First small cent an affordable key type coin
It’s not often that we find a coin that is not very expensive yet is historically significant as well as a key type coin.
It’s not often that we find a coin that is not very expensive yet is historically significant as well as a key type coin. The 1857 Flying Eagle cent would have to qualify on all counts. At $27.50 in G-4, $320 in MS-60 and $3,500 in MS-65, it is not all that expensive for a date of the period except in proof where it is $29,000, but even that is in line for Flying Eagle cents.
For the prices, the 1857 is not really an investment coin, which will go to significantly higher prices. It’s actually better than that since it’s a timeless historical coin that played a very important role in U.S. numismatic history.
In the early 1850s officials were trying to figure out what to do about the large cent. They had basically already decided the days of the half cent were numbered, but the large cent had to be replaced and that was a tougher nut to crack.
There were complaints that the large cent was too large, but realistically that was a side issue. The real problem was the cost of copper, which was reaching a point where it would not be long before the large cent would be produced at a loss.

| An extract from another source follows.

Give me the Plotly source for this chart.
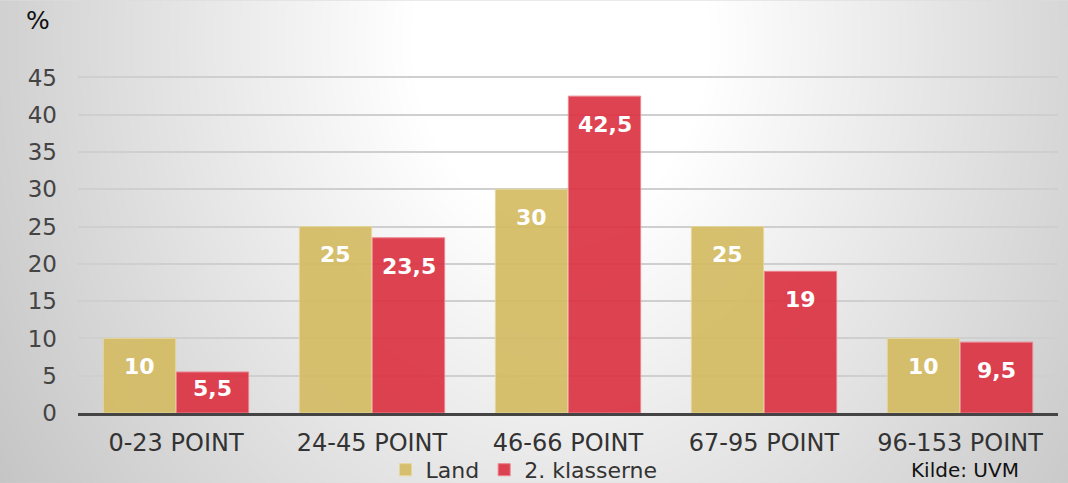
import base64, struct, zlib
import numpy as np
import plotly.graph_objects as go

categories = ["0-23 POINT", "24-45 POINT", "46-66 POINT", "67-95 POINT", "96-153 POINT"]
land = [10, 25, 30, 25, 10]
klasser = [5.5, 23.5, 42.5, 19, 9.5]
land_labels = ["10", "25", "30", "25", "10"]
klasser_labels = ["5,5", "23,5", "42,5", "19", "9,5"]
y_ticks = [0, 5, 10, 15, 20, 25, 30, 35, 40, 45]

W, H = 1068, 483
ML, MR, MT, MB = 78, 10, 75.5, 70
FONT = "DejaVu Sans"
LAND_C = "#D4BC64"
RED_C = "#DC3545"

# radial gradient background as PNG data URI
yy, xx = np.mgrid[0:H, 0:W].astype(float)
dx = xx - 560.0
dy = (yy - 40.0) * 0.807
r = np.sqrt(dx * dx + dy * dy)
dark = np.clip(0.112 * (r - 150.0), 0, 90)
g = np.clip(255 - dark, 0, 255).astype(np.uint8)
raw = b"".join(b"\x00" + g[i].tobytes() for i in range(H))
def chunk(t, d):
    c = struct.pack(">I", len(d)) + t + d
    return c + struct.pack(">I", zlib.crc32(t + d) & 0xffffffff)
png = b"\x89PNG\r\n\x1a\n" + chunk(b"IHDR", struct.pack(">IIBBBBB", W, H, 8, 0, 0, 0, 0)) \
      + chunk(b"IDAT", zlib.compress(raw, 9)) + chunk(b"IEND", b"")
uri = "data:image/png;base64," + base64.b64encode(png).decode()

pw, ph = W - ML - MR, H - MT - MB
def px(xp): return (xp - ML) / pw
def py(yp): return 1 - (yp - MT) / ph

fig = go.Figure()
fig.add_trace(go.Bar(x=categories, y=land, name="Land", marker=dict(color=LAND_C, line=dict(color="#E6D795", width=1)), opacity=0.93))
fig.add_trace(go.Bar(x=categories, y=klasser, name="2. klasserne", marker=dict(color=RED_C, line=dict(color="#EC7C86", width=1)), opacity=0.93))

off = 0.187
for i in range(len(categories)):
    for vals, labs, sgn in ((land, land_labels, -1), (klasser, klasser_labels, 1)):
        v = vals[i]
        fig.add_annotation(x=i + sgn * off, y=max(v - 3.8, v * 0.6), text=labs[i], showarrow=False,
                           xref="x", yref="y", xanchor="center", yanchor="middle",
                           font=dict(family=FONT, size=22, color="white", weight="bold"))

fig.add_annotation(x=px(38), y=py(20), xref="paper", yref="paper", text="%", showarrow=False,
                   xanchor="center", yanchor="middle", font=dict(family=FONT, size=25, color="#111"))
fig.add_annotation(x=px(965), y=py(470), xref="paper", yref="paper", xanchor="center", yanchor="middle",
                   text="Kilde: UVM", showarrow=False, font=dict(family=FONT, size=20, color="#111"))

fig.add_layout_image(dict(source=uri, xref="paper", yref="paper", x=px(0), y=py(0),
                          sizex=W / pw, sizey=H / ph, sizing="stretch", layer="below", xanchor="left", yanchor="top"))

fig.update_layout(
    width=W, height=H, margin=dict(l=ML, r=MR, t=MT, b=MB, autoexpand=False),
    paper_bgcolor="#dddddd", plot_bgcolor="rgba(0,0,0,0)",
    barmode="group", bargap=0.255, bargroupgap=0.01,
    font=dict(family=FONT, color="#333"),
    legend=dict(orientation="h", x=px(524), xanchor="center", y=py(470), yanchor="middle",
                font=dict(family=FONT, size=22, color="#333"), bgcolor="rgba(0,0,0,0)", itemwidth=30,
                tracegroupgap=0),
    xaxis=dict(showline=True, linecolor="#444", linewidth=3, tickfont=dict(family=FONT, size=24, color="#333"),
               ticks="", ticklabelstandoff=6),
    yaxis=dict(range=[0, 45.2], tickvals=y_ticks, showgrid=True, gridcolor="#cfcfcf", gridwidth=1.5,
               zeroline=False, tickfont=dict(family=FONT, size=23, color="#444"), ticklabelstandoff=20),
)
fig.write_html("out.html", config={"displayModeBar": False}, post_script="document.body.style.margin='0';")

That would be a disaster since, for much of its early history, the Mint made virtually no money producing gold and silver. The small charge barely covered the cost of turning the silver or gold into coins. It was the copper large and half cents that made most of the money. It was simply not possible to start losing money on every one of the millions of cents produced each year.
The problem was that a different composition might well not be accepted. Americans were used to coins that had a metallic content close in price to the coin’s face value. One experiment after another proved to be unsatisfactory.
Finally one day a Mint employee named Booth changed everyone’s thinking by coming up with an alloy of 88 percent copper and 12 percent nickel. He suggested that it was not the metal value that caused coins to be accepted but rather the backing of the government.
That idea was music to the ears of officials trying to find a way to make smaller cents. However, it was also easy for Booth to say – enraged citizens were not likely to try to lynch him over debased cents. A little caution was in order. A group of 1856 patterns were produced to be shown to lawmakers and opinion leaders in attempt to get everyone on board before risking life and limb with a cent not worth as much as a large copper cent.
People were allowed to exchange unpopular foreign silver and old copper issues for the new Flying Eagle cent. The first day the 1857 Flying Eagle cent was offered it was popular beyond everyone’s expectations. There were long lines to obtain them and reports of examples being sold for well over their face value in the street.
Some of the 17,450,000 mintage were saved. Over the years Flying Eagle cent hoards containing the 1857 were discovered. Either way it made for good supplies today of the first small-size cent.